=== SET EXERCISE ===
Keep to the lines from the line containing "Give me the Chart.js source for this chart." through the line containing "Chart.defaults.color = '#000';": copy them exactly and leave every picture out.

Charts and diagrams as code
+---+

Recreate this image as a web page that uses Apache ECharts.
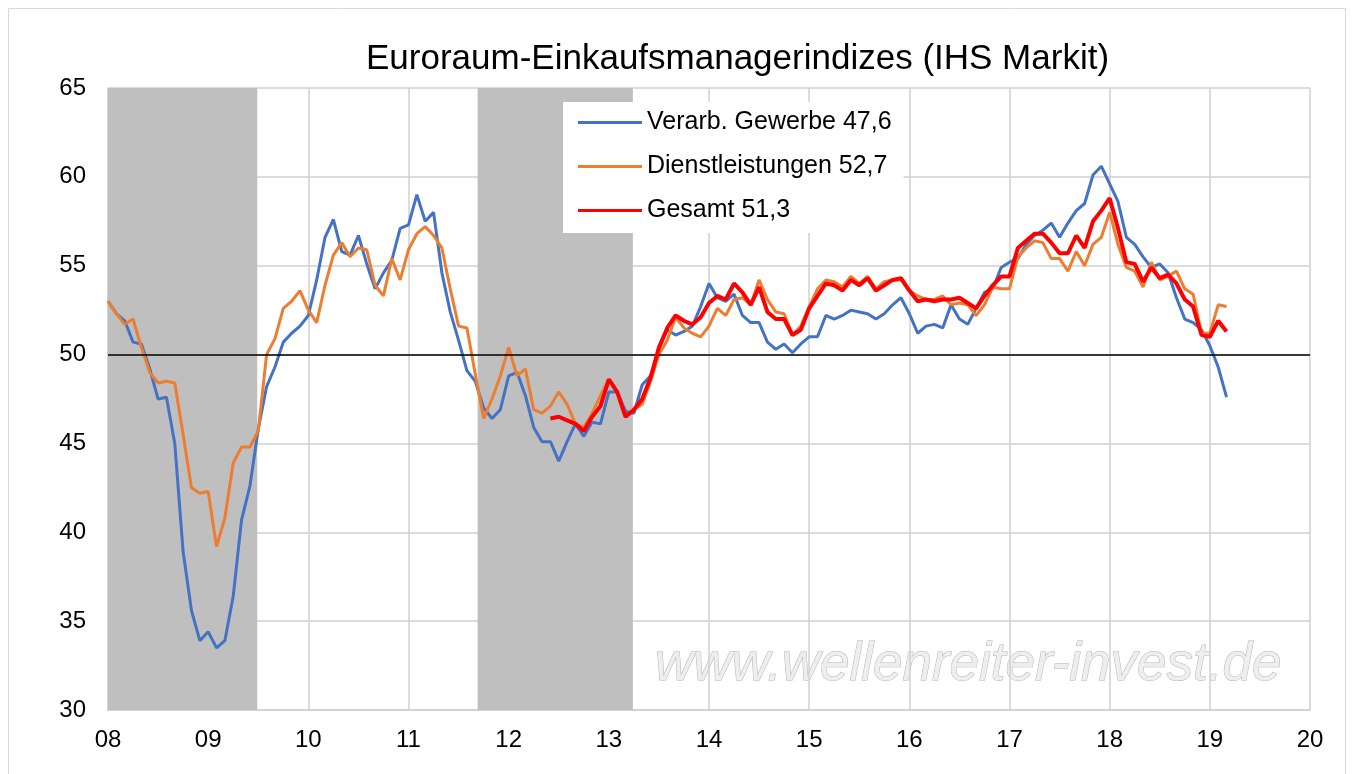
<!DOCTYPE html>
<html>
<head>
<meta charset="utf-8">
<script src="https://cdn.jsdelivr.net/npm/echarts@6/dist/echarts.min.js"></script>
<style>
  html, body { margin: 0; padding: 0; background: #fff; }
  #chart { width: 1354px; height: 774px; }
</style>
</head>
<body>
<div id="chart"></div>
<script>
// Monatswerte ab Jan 2008
const startYear = 2008;

const manufacturing = [
  53.0, 52.3, 51.9, 50.7, 50.6, 49.2, 47.5, 47.6, 45.0, 38.9, 35.6, 33.9,
  34.4, 33.5, 33.9, 36.4, 40.7, 42.6, 45.8, 48.2, 49.3, 50.7, 51.2, 51.6,
  52.2, 54.2, 56.6, 57.6, 55.8, 55.6, 56.7, 55.1, 53.7, 54.6, 55.3, 57.1,
  57.3, 59.0, 57.5, 58.0, 54.6, 52.4, 50.8, 49.1, 48.5, 47.0, 46.4, 46.9,
  48.8, 49.0, 47.7, 45.9, 45.1, 45.1, 44.0, 45.1, 46.1, 45.4, 46.2, 46.1,
  47.9, 47.9, 46.8, 46.7, 48.3, 48.8, 50.3, 51.4, 51.1, 51.3, 51.6, 52.7,
  54.0, 53.2, 53.0, 53.4, 52.2, 51.8, 51.8, 50.7, 50.3, 50.6, 50.1, 50.6,
  51.0, 51.0, 52.2, 52.0, 52.2, 52.5, 52.4, 52.3, 52.0, 52.3, 52.8, 53.2,
  52.3, 51.2, 51.6, 51.7, 51.5, 52.8, 52.0, 51.7, 52.6, 53.5, 53.7, 54.9,
  55.2, 55.4, 56.2, 56.7, 57.0, 57.4, 56.6, 57.4, 58.1, 58.5, 60.1, 60.6,
  59.6, 58.6, 56.6, 56.2, 55.5, 54.9, 55.1, 54.6, 53.2, 52.0, 51.8, 51.4,
  50.5, 49.3, 47.6
];

const services = [
  53.0, 52.3, 51.7, 52.0, 50.4, 49.0, 48.4, 48.5, 48.4, 45.5, 42.5, 42.2,
  42.3, 39.2, 40.8, 43.9, 44.8, 44.8, 45.7, 50.0, 50.9, 52.6, 53.0, 53.6,
  52.5, 51.8, 53.9, 55.6, 56.3, 55.5, 56.0, 55.9, 53.9, 53.3, 55.4, 54.2,
  55.9, 56.8, 57.2, 56.7, 56.0, 53.7, 51.6, 51.5, 48.9, 46.4, 47.5, 48.8,
  50.4, 48.8, 49.2, 46.9, 46.7, 47.1, 47.9, 47.2, 46.1, 45.9, 46.7, 47.7,
  48.6, 47.9, 46.5, 46.9, 47.2, 48.5, 50.0, 50.8, 52.1, 51.5, 51.2, 51.0,
  51.6, 52.6, 52.2, 53.1, 53.2, 52.8, 54.2, 53.1, 52.4, 52.3, 51.1, 51.6,
  52.7, 53.7, 54.2, 54.1, 53.8, 54.4, 54.0, 54.4, 53.7, 54.1, 54.2, 54.2,
  53.6, 53.3, 53.1, 53.1, 53.3, 52.8, 52.9, 52.8, 52.2, 52.8, 53.8, 53.7,
  53.7, 55.5, 56.0, 56.4, 56.3, 55.4, 55.4, 54.7, 55.8, 55.0, 56.2, 56.6,
  58.0, 56.2, 54.9, 54.7, 53.8, 55.2, 54.2, 54.4, 54.7, 53.7, 53.4, 51.2,
  51.2, 52.8, 52.7
];

// Gesamt ab Juni 2012
const compositeStart = 53;
const composite = [
                                46.4, 46.5, 46.3, 46.1, 45.7, 46.5, 47.1,
  48.6, 47.9, 46.5, 46.9, 47.5, 48.7, 50.4, 51.5, 52.2, 51.9, 51.7, 52.1,
  52.9, 53.3, 53.1, 54.0, 53.5, 52.8, 53.8, 52.4, 52.0, 52.0, 51.1, 51.4,
  52.6, 53.3, 54.0, 53.9, 53.6, 54.2, 53.9, 54.3, 53.6, 53.9, 54.2, 54.3,
  53.6, 53.0, 53.1, 53.0, 53.1, 53.1, 53.2, 52.9, 52.6, 53.3, 53.9, 54.4,
  54.4, 56.0, 56.4, 56.8, 56.8, 56.3, 55.7, 55.7, 56.7, 56.0, 57.5, 58.1,
  58.8, 57.1, 55.2, 55.1, 54.1, 54.9, 54.3, 54.5, 54.0, 53.1, 52.7, 51.1,
  51.0, 51.9, 51.3
];

// graue Phasen (Rezession)
const shadedRanges = [[2008, 2009.49], [2011.69, 2013.24]];

const seriesNames = ["Verarb. Gewerbe", "Dienstleistungen", "Gesamt"];

function toPoints(values, offset) {
  return values.map((v, i) => [startYear + (i + offset) / 12, v]);
}
function lastLabel(name, values) {
  return name + " " + values[values.length - 1].toFixed(1).replace(".", ",");
}

const font = "'Liberation Sans', Arial, sans-serif";
const chart = echarts.init(document.getElementById("chart"));

const names = [
  lastLabel(seriesNames[0], manufacturing),
  lastLabel(seriesNames[1], services),
  lastLabel(seriesNames[2], composite),
];

const option = {
  animation: false,
  backgroundColor: "#fff",
  textStyle: { fontFamily: font },
  title: {
    text: "Euroraum-Einkaufsmanagerindizes (IHS Markit)",
    left: 366,
    top: 42,
    padding: 0,
    textStyle: { fontFamily: font, fontSize: 35, fontWeight: "normal", color: "#000" },
  },
  legend: {
    data: names,
    orient: "vertical",
    left: 563,
    top: 102,
    padding: [8, 12, 10, 15],
    itemGap: 19,
    itemWidth: 64,
    itemHeight: 3,
    icon: "rect",
    backgroundColor: "#fff",
    textStyle: { fontFamily: font, fontSize: 25, color: "#000" },
  },
  grid: { left: 108, right: 44, top: 88, bottom: 64 },
  xAxis: {
    type: "value",
    min: 2008,
    max: 2020,
    interval: 1,
    axisLine: { show: true, lineStyle: { color: "#d0d0d0", width: 1.5 } },
    axisTick: { show: false },
    axisLabel: {
      margin: 18,
      fontSize: 24,
      color: "#000",
      fontFamily: font,
      formatter: (v) => String(v % 100).padStart(2, "0"),
    },
    splitLine: { show: true, lineStyle: { color: "#d0d0d0", width: 1.5 } },
  },
  yAxis: {
    type: "value",
    min: 30,
    max: 65,
    interval: 5,
    axisLine: { show: true, lineStyle: { color: "#d0d0d0", width: 1.5 } },
    axisTick: { show: false },
    axisLabel: { margin: 22, fontSize: 24, color: "#000", fontFamily: font },
    splitLine: { show: true, lineStyle: { color: "#d0d0d0", width: 1.5 } },
  },
  graphic: [
    {
      type: "rect",
      shape: { x: 8.5, y: 8.5, width: 1337, height: 800 },
      style: { fill: "none", stroke: "#d9d9d9", lineWidth: 1 },
      silent: true,
    },
    {
      type: "text",
      x: 655,
      y: 665,
      z: 0,
      silent: true,
      style: {
        text: "www.wellenreiter-invest.de",
        font: "italic 53px " + font,
        fill: "#eeeeee",
        stroke: "#b3b3b3",
        lineWidth: 1,
        verticalAlign: "middle",
        align: "left",
      },
    },
  ],
  series: [
    {
      // nur Hintergrund: graue Phasen und 50er-Linie
      type: "line",
      data: [],
      z: 1,
      silent: true,
      markArea: {
        silent: true,
        itemStyle: { color: "#bfbfbf" },
        data: shadedRanges.map((r) => [{ xAxis: r[0] }, { xAxis: r[1] }]),
      },
      markLine: {
        silent: true,
        symbol: "none",
        label: { show: false },
        lineStyle: { color: "#000", width: 1.5, type: "solid" },
        data: [{ yAxis: 50 }],
      },
    },
    {
      name: names[0],
      type: "line",
      data: toPoints(manufacturing, 0),
      showSymbol: false,
      z: 3,
      color: "#4472C4",
      lineStyle: { width: 3, color: "#4472C4" },
    },
    {
      name: names[1],
      type: "line",
      data: toPoints(services, 0),
      showSymbol: false,
      z: 4,
      color: "#ED7D31",
      lineStyle: { width: 3, color: "#ED7D31" },
    },
    {
      name: names[2],
      type: "line",
      data: toPoints(composite, compositeStart),
      showSymbol: false,
      z: 5,
      color: "#FF0000",
      lineStyle: { width: 4, color: "#FF0000" },
    },
  ],
};

chart.setOption(option);
</script>
</body>
</html>
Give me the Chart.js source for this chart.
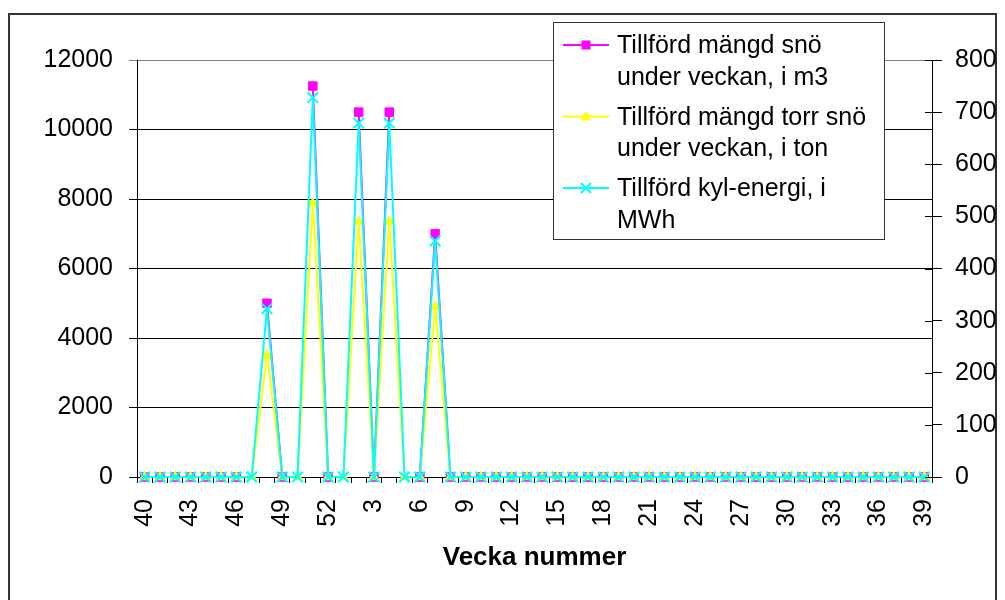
<!DOCTYPE html>
<html><head><meta charset="utf-8">
<script src="https://cdn.jsdelivr.net/npm/chart.js"></script>
<style>html,body{margin:0;padding:0;background:#fff}#wrap{width:1005px;height:600px;position:relative}</style>
</head><body><div id="wrap"><canvas id="c" width="1005" height="600"></canvas></div>
<script>
// ---- data ----
const weeks = ['40','41','42','43','44','45','46','47','48','49','50','51','52',
  '1','2','3','4','5','6','7','8','9','10','11','12','13','14','15','16','17','18','19','20',
  '21','22','23','24','25','26','27','28','29','30','31','32','33','34','35','36','37','38','39'];
const snowM3 = [0,0,0,0,0,0,0,null,5000,0,null,11250,0,
  null,10500,0,10500,null,0,7000,0,0,0,0,0,0,0,0,0,0,0,0,0,
  0,0,0,0,0,0,0,0,0,0,0,0,0,0,0,0,0,0,0];
const drySnowTon = [0,0,0,0,0,0,0,0,3500,0,0,7875,0,
  0,7350,0,7350,0,0,4900,0,0,0,0,0,0,0,0,0,0,0,0,0,
  0,0,0,0,0,0,0,0,0,0,0,0,0,0,0,0,0,0,0];
const coolMWh = [0,0,0,0,0,0,0,0,323,0,0,728,0,
  0,679,0,679,0,0,453,0,0,0,0,0,0,0,0,0,0,0,0,0,
  0,0,0,0,0,0,0,0,0,0,0,0,0,0,0,0,0,0,0];
const seriesNames = [
  ['Tillförd mängd snö', 'under veckan, i m3'],
  ['Tillförd mängd torr snö', 'under veckan, i ton'],
  ['Tillförd kyl-energi, i', 'MWh']
];
const leftAxis = {min: 0, max: 12000, step: 2000};
const rightAxis = {min: 0, max: 800, step: 100};
const xTitle = 'Vecka nummer';

const FONT = "'Liberation Sans', Arial, sans-serif";
Chart.defaults.font.family = FONT;
Chart.defaults.font.size = 25;
Chart.defaults.color = '#000';

const PLOT = {left: 137, right: 932, top: 60, bottom: 477};

const framePlugin = {
  id: 'frame',
  beforeDraw(chart) {
    const ctx = chart.ctx;
    ctx.save();
    ctx.fillStyle = '#fff';
    ctx.fillRect(0, 0, chart.width, chart.height);
    ctx.strokeStyle = '#333';
    ctx.lineWidth = 2;
    ctx.strokeRect(9, 14, 987, 600);
    ctx.restore();
  }
};

function drawMarker(ctx, style, x, y, color) {
  ctx.save();
  ctx.fillStyle = color; ctx.strokeStyle = color;
  if (style === 'rect') {
    ctx.fillRect(x - 4.5, y - 4.5, 9, 9);
  } else if (style === 'triangle') {
    ctx.beginPath();
    ctx.moveTo(x, y - 6); ctx.lineTo(x + 5, y + 4); ctx.lineTo(x - 5, y + 4);
    ctx.closePath(); ctx.fill();
  } else {
    ctx.lineWidth = 2;
    ctx.beginPath();
    ctx.moveTo(x - 5, y - 5); ctx.lineTo(x + 5, y + 5);
    ctx.moveTo(x + 5, y - 5); ctx.lineTo(x - 5, y + 5);
    ctx.stroke();
  }
  ctx.restore();
}

const extrasPlugin = {
  id: 'extras',
  afterDraw(chart) {
    const ctx = chart.ctx;
    // inner tick marks on right axis
    const y1 = chart.scales.y1;
    ctx.save();
    ctx.strokeStyle = '#000'; ctx.lineWidth = 1;
    y1.ticks.forEach(t => {
      const py = Math.round(y1.getPixelForValue(t.value)) + 0.5;
      ctx.beginPath(); ctx.moveTo(y1.left - 7, py); ctx.lineTo(y1.left, py); ctx.stroke();
    });
    ctx.restore();
    // legend
    const bx = 553.5, by = 22.5, bw = 331, bh = 217;
    ctx.save();
    ctx.fillStyle = '#fff';
    ctx.fillRect(bx, by, bw, bh);
    ctx.strokeStyle = '#333'; ctx.lineWidth = 1;
    ctx.strokeRect(bx, by, bw, bh);
    ctx.font = '25px ' + FONT;
    ctx.fillStyle = '#000';
    ctx.textBaseline = 'alphabetic';
    const ds = chart.data.datasets;
    [0, 1, 2].forEach((i, k) => {
      const d = ds[i];
      const base = 53 + k * 71.5;
      const my = base - 8;
      ctx.strokeStyle = d.borderColor; ctx.lineWidth = 2;
      ctx.beginPath(); ctx.moveTo(563, my); ctx.lineTo(609, my); ctx.stroke();
      drawMarker(ctx, d.pointStyle, 586, my, d.borderColor);
      ctx.fillStyle = '#000';
      seriesNames[i].forEach((ln, j) => ctx.fillText(ln, 617, base + j * 31.5));
    });
    ctx.restore();
  }
};

new Chart(document.getElementById('c'), {
  type: 'line',
  data: {
    labels: weeks,
    datasets: [
      {label: seriesNames[0].join(' '), data: snowM3, yAxisID: 'y', order: 3,
       borderColor: '#FF00FF', backgroundColor: '#FF00FF', borderWidth: 2,
       pointStyle: 'rect', pointRadius: 6, pointBorderWidth: 1, spanGaps: false, clip: false, tension: 0},
      {label: seriesNames[1].join(' '), data: drySnowTon, yAxisID: 'y', order: 2,
       borderColor: '#FFFF00', backgroundColor: '#FFFF00', borderWidth: 2,
       pointStyle: 'triangle', pointRadius: 5.5, pointBorderWidth: 1, clip: false, tension: 0},
      {label: seriesNames[2].join(' '), data: coolMWh, yAxisID: 'y1', order: 1,
       borderColor: '#00FFFF', backgroundColor: '#00FFFF', borderWidth: 2,
       pointStyle: 'crossRot', pointRadius: 7.5, pointBorderWidth: 2, clip: false, tension: 0}
    ]
  },
  options: {
    responsive: false,
    animation: false,
    events: [],
    layout: {padding: {left: 8, right: 8, top: PLOT.top, bottom: 0}},
    plugins: {legend: {display: false}, tooltip: {enabled: false}, title: {display: false}},
    scales: {
      x: {
        type: 'category',
        offset: true,
        grid: {offset: true, drawOnChartArea: false, drawTicks: true, tickLength: 6, color: '#000', lineWidth: 1},
        border: {color: '#000', width: 1},
        ticks: {autoSkip: false, maxRotation: 90, minRotation: 90, padding: 16, color: '#000',
          font: {size: 25},
          callback: (v, i) => (i % 3 === 0 ? weeks[i] : '')},
        title: {display: true, text: xTitle, color: '#000', font: {size: 26, weight: 'bold'}, padding: {top: 0, bottom: 27}},
        afterFit: s => { s.height = 600 - PLOT.bottom; }
      },
      y: {
        position: 'left',
        min: leftAxis.min, max: leftAxis.max,
        grid: {drawTicks: true, tickLength: 8,
          color: c => (c.tick && c.tick.value === leftAxis.max ? '#808080' : '#000'), lineWidth: 1},
        border: {color: '#000', width: 1},
        ticks: {stepSize: leftAxis.step, padding: 16, color: '#000', font: {size: 25},
          callback: v => String(v)},
        afterFit: s => { s.width = PLOT.left - 8; }
      },
      y1: {
        position: 'right',
        min: rightAxis.min, max: rightAxis.max,
        grid: {drawOnChartArea: false, drawTicks: true, tickLength: 10, color: '#000', lineWidth: 1},
        border: {color: '#000', width: 1},
        ticks: {stepSize: rightAxis.step, padding: 13, color: '#000', font: {size: 25},
          callback: v => String(v)},
        afterFit: s => { s.width = 1005 - 8 - PLOT.right; }
      }
    }
  },
  plugins: [framePlugin, extrasPlugin]
});
</script></body></html>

+---+

=== RESULT FOR THIS EXERCISE ===
Give me the Chart.js source for this chart.
<!DOCTYPE html>
<html><head><meta charset="utf-8">
<script src="https://cdn.jsdelivr.net/npm/chart.js"></script>
<style>html,body{margin:0;padding:0;background:#fff}#wrap{width:1005px;height:600px;position:relative}</style>
</head><body><div id="wrap"><canvas id="c" width="1005" height="600"></canvas></div>
<script>
// ---- data ----
const weeks = ['40','41','42','43','44','45','46','47','48','49','50','51','52',
  '1','2','3','4','5','6','7','8','9','10','11','12','13','14','15','16','17','18','19','20',
  '21','22','23','24','25','26','27','28','29','30','31','32','33','34','35','36','37','38','39'];
const snowM3 = [0,0,0,0,0,0,0,null,5000,0,null,11250,0,
  null,10500,0,10500,null,0,7000,0,0,0,0,0,0,0,0,0,0,0,0,0,
  0,0,0,0,0,0,0,0,0,0,0,0,0,0,0,0,0,0,0];
const drySnowTon = [0,0,0,0,0,0,0,0,3500,0,0,7875,0,
  0,7350,0,7350,0,0,4900,0,0,0,0,0,0,0,0,0,0,0,0,0,
  0,0,0,0,0,0,0,0,0,0,0,0,0,0,0,0,0,0,0];
const coolMWh = [0,0,0,0,0,0,0,0,323,0,0,728,0,
  0,679,0,679,0,0,453,0,0,0,0,0,0,0,0,0,0,0,0,0,
  0,0,0,0,0,0,0,0,0,0,0,0,0,0,0,0,0,0,0];
const seriesNames = [
  ['Tillförd mängd snö', 'under veckan, i m3'],
  ['Tillförd mängd torr snö', 'under veckan, i ton'],
  ['Tillförd kyl-energi, i', 'MWh']
];
const leftAxis = {min: 0, max: 12000, step: 2000};
const rightAxis = {min: 0, max: 800, step: 100};
const xTitle = 'Vecka nummer';

const FONT = "'Liberation Sans', Arial, sans-serif";
Chart.defaults.font.family = FONT;
Chart.defaults.font.size = 25;
Chart.defaults.color = '#000';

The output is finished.